Dan yang tidak kalah pentingnya adalah jadwal pembuangan sampah. Kita tidak bisa sembarangan membuang sampah setiap harinya. Tiap jenis sampah memiliki jadwal pembuangan tersendiri dan kita tidak diperbolehkan membuang sampah bukan pada jadwal pembuangannya. Terdengar sangat ribet memang. Tapi berkat sistem persampahan yang ribet inilah Jepang bisa menjadi negara yang bersih. Mereka juga berhasil mengurangi jumlah sampah dengan mendaur ulang sampah-sampah yang ada.

***

Keterangan:
- Tenno secara harafiah berarti kekaisaran surgawi, merujuk pada kekaisaran Jepang yang dianggap keturunan langsung dari Dewa Matahari.

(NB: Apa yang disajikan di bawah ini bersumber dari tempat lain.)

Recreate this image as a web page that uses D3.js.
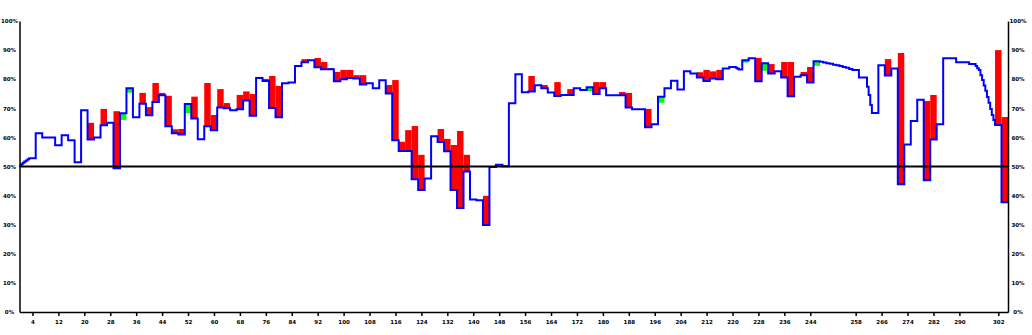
<!DOCTYPE html>
<html>
<head>
<meta charset="utf-8">
<script src="https://cdn.jsdelivr.net/npm/d3@7"></script>
<style>
  html, body { margin: 0; padding: 0; background: #fff; }
  svg { display: block; }
  .axis text { font-family: "DejaVu Sans", sans-serif; font-size: 5.5px; font-weight: bold; fill: #000; }
</style>
</head>
<body>
<svg width="1032" height="335"></svg>
<script>
// x tick labels (the axis skips a few values after 244)
const xTicks = [4, 12, 20, 28, 36, 44, 52, 60, 68, 76, 84, 92, 100, 108, 116, 124, 132, 140,
  148, 156, 164, 172, 180, 188, 196, 204, 212, 220, 228, 236, 244, 258, 266, 274, 282, 290, 302];
const yTicks = [0, 10, 20, 30, 40, 50, 60, 70, 80, 90, 100];

// step line: position where each level starts, and the level (%)
const lineX = [0, 0.5, 1, 1.5, 2, 2.5, 3, 5, 7, 11, 13, 15, 17, 19, 21, 23, 25, 27, 29, 31, 33, 35, 37, 39,
  41, 43, 45, 47, 49, 51, 53, 55, 57, 59, 61, 63, 65, 67, 69, 71, 73, 75, 77, 79, 81, 83, 85, 87, 89,
  91, 93, 97, 99, 101, 103, 105, 107, 109, 111, 113, 115, 117, 121, 123, 125, 127, 129, 131, 133, 135,
  137, 139, 141, 143, 145, 147, 149, 151, 153, 155, 157, 159, 161, 163, 165, 167, 171, 173, 175, 177,
  179, 181, 187, 189, 193, 195, 197, 199, 201, 203, 205, 207, 209, 211, 213, 215, 217, 219, 221, 221.5,
  222, 223, 225, 227, 229, 231, 233, 235, 237, 239, 241, 243, 245, 247, 248, 249, 250, 251, 252, 253,
  254, 255, 256, 257, 259, 261.5, 262, 262.5, 263, 265, 267, 269, 271, 273, 275, 277, 279, 281, 283,
  285, 289, 293, 295, 295.5, 296, 296.5, 297, 297.5, 298, 298.5, 299, 299.5, 300, 300.5, 301, 303];
const lineY = [50.3, 50.8, 51.3, 51.7, 52.1, 52.5, 52.8, 61.4, 60.0, 57.3, 60.7, 59.0, 51.5, 69.3, 59.3,
  60.0, 64.2, 65.0, 49.4, 68.3, 76.9, 66.9, 71.6, 67.6, 72.2, 74.5, 63.8, 61.4, 61.0, 71.5, 66.5, 59.4,
  63.8, 62.5, 70.3, 70.0, 69.3, 69.7, 72.7, 67.4, 80.4, 79.4, 70.1, 66.9, 78.6, 78.9, 84.5, 85.8, 86.5,
  84.1, 83.4, 79.3, 80.0, 80.4, 80.2, 78.2, 78.6, 76.9, 79.6, 75.1, 59.0, 55.3, 45.6, 41.9, 45.9, 60.4,
  58.4, 55.2, 41.9, 35.7, 48.3, 38.7, 38.4, 29.9, 49.8, 50.6, 50.1, 71.7, 81.7, 75.5, 75.8, 77.9, 76.9,
  75.4, 74.2, 74.6, 76.9, 76.3, 77.2, 74.9, 76.9, 74.5, 70.3, 69.7, 63.5, 64.5, 74.0, 76.9, 79.5, 76.5,
  82.7, 82.0, 80.6, 79.4, 80.2, 80.0, 83.7, 84.2, 83.9, 83.6, 83.3, 86.5, 87.2, 79.3, 85.5, 82.0, 82.7,
  80.6, 74.1, 80.8, 81.4, 78.9, 86.2, 86.0, 85.7, 85.5, 85.3, 85.0, 84.8, 84.5, 84.2, 83.9, 83.5, 83.2,
  80.6, 77.4, 74.6, 71.1, 68.4, 84.8, 81.3, 83.7, 43.9, 57.6, 65.6, 72.9, 45.3, 59.3, 64.5, 87.2, 85.8,
  85.2, 84.5, 83.8, 83.2, 81.4, 79.7, 77.8, 76.0, 73.9, 71.9, 69.8, 67.7, 66.0, 64.3, 37.7];
const lineEnd = 305;

// bars: start position (each 2 wide) and the second value; the line gives the other end
const barX = [21, 25, 29, 31, 33, 37, 39, 41, 43, 45, 47, 49, 51, 53, 57, 59, 61, 63, 67, 69, 71, 73, 75,
  77, 79, 87, 91, 93, 95, 97, 99, 101, 103, 105, 113, 115, 117, 119, 121, 123, 129, 131, 133, 135, 137,
  143, 157, 161, 165, 169, 175, 177, 179, 185, 187, 193, 197, 209, 211, 213, 215, 223, 227, 229, 231,
  235, 237, 241, 243, 245, 267, 271, 279, 281, 301, 303];
const barY = [65.0, 69.8, 69.0, 66.0, 75.4, 75.3, 70.4, 78.7, 75.3, 74.3, 62.8, 62.9, 68.3, 74.0, 78.7,
  67.7, 76.6, 71.8, 74.6, 75.8, 74.9, 80.8, 80.1, 81.1, 77.7, 86.9, 87.3, 85.9, 83.8, 82.5, 83.2, 83.2,
  81.4, 81.4, 78.0, 79.7, 58.5, 62.5, 63.9, 54.0, 62.9, 59.5, 57.4, 62.2, 54.0, 39.9, 81.1, 78.0, 79.0,
  76.6, 75.9, 79.0, 79.0, 75.6, 75.3, 69.8, 71.9, 82.4, 83.2, 82.7, 83.2, 85.7, 87.3, 82.9, 85.2, 85.9,
  85.9, 82.5, 84.2, 84.6, 86.9, 89.0, 72.5, 74.6, 90.0, 67.0];
const barWidth = 2;

class StepChart {
    constructor() {
        this.svg = d3.select('svg');
        this.left = 19.5;   // left axis
        this.right = 1008;  // right axis
        this.top = 21;      // 100%
        this.bottom = 312;  // 0%
    }

    draw = () => {
        this.setScales();
        this.drawBars();
        this.drawLine();
        this.drawMidLine();
        this.drawAxes();
    }

    setScales = () => {
        this.x = d3.scaleLinear().domain([0, lineEnd]).range([this.left, this.right]);
        this.y = d3.scaleLinear().domain([0, 100]).range([this.bottom, this.top]);
    }

    // level of the step line at position u
    levelAt = (u) => lineY[d3.bisectRight(lineX, u) - 1]

    drawBars = () => {
        const bars = barX.map((u, i) => ({ u, a: this.levelAt(u), b: barY[i] }));
        this.svg.append('g')
            .selectAll('rect')
            .data(bars)
            .join('rect')
            .attr('x', d => this.x(d.u))
            .attr('width', d => this.x(d.u + barWidth) - this.x(d.u))
            .attr('y', d => this.y(Math.max(d.a, d.b)))
            .attr('height', d => Math.abs(this.y(d.a) - this.y(d.b)))
            .attr('fill', d => d.b > d.a ? '#ff0000' : '#00ff00');
    }

    drawLine = () => {
        const pts = lineX.map((u, i) => [u, lineY[i]]);
        pts.push([lineEnd, lineY[lineY.length - 1]]);
        const line = d3.line()
            .x(d => this.x(d[0]))
            .y(d => this.y(d[1]))
            .curve(d3.curveStepAfter);
        this.svg.append('path')
            .datum(pts)
            .attr('d', line)
            .attr('fill', 'none')
            .attr('stroke', '#0000ff')
            .attr('stroke-width', 2);
    }

    drawMidLine = () => {
        this.svg.append('line')
            .attr('x1', this.left).attr('x2', this.right)
            .attr('y1', this.y(50)).attr('y2', this.y(50))
            .attr('stroke', '#000')
            .attr('stroke-width', 1.8);
    }

    drawAxes = () => {
        const fmt = d => d + '%';

        this.svg.append('g')
            .attr('class', 'axis')
            .attr('transform', `translate(0,${this.bottom})`)
            .call(d3.axisBottom(this.x).tickValues(xTicks).tickSize(4).tickSizeOuter(0).tickPadding(4));

        const yLeft = this.svg.append('g')
            .attr('class', 'axis')
            .attr('transform', `translate(${this.left},0)`)
            .call(d3.axisLeft(this.y).tickValues(yTicks).tickFormat(fmt).tickSize(0).tickSizeOuter(0));
        yLeft.selectAll('text').attr('x', -10).attr('text-anchor', 'middle');

        const yRight = this.svg.append('g')
            .attr('class', 'axis')
            .attr('transform', `translate(${this.right},0)`)
            .call(d3.axisRight(this.y).tickValues(yTicks).tickFormat(fmt).tickSize(0).tickSizeOuter(0));
        yRight.selectAll('text').attr('x', 10).attr('text-anchor', 'middle');

        this.svg.selectAll('.axis .domain, .axis .tick line')
            .attr('stroke', '#000')
            .attr('stroke-width', 1.5);
    }
}

new StepChart().draw();
</script>
</body>
</html>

- Ikkoku Senkin, peribahasa Jepang yang berarti waktu adalah hal yang berharga. Kurang lebih sama seperti "time is money"-nya Inggris.
- Takai secara harafiah berarti mahal atau tinggi. Bentuk desu ne digunakkan untuk menguatkan pernyataan atau mengharapkan pendapat yang sama dari lawan bicara (seperti question tag dalam kalimat English). Takai desu ne! = Mahal ya!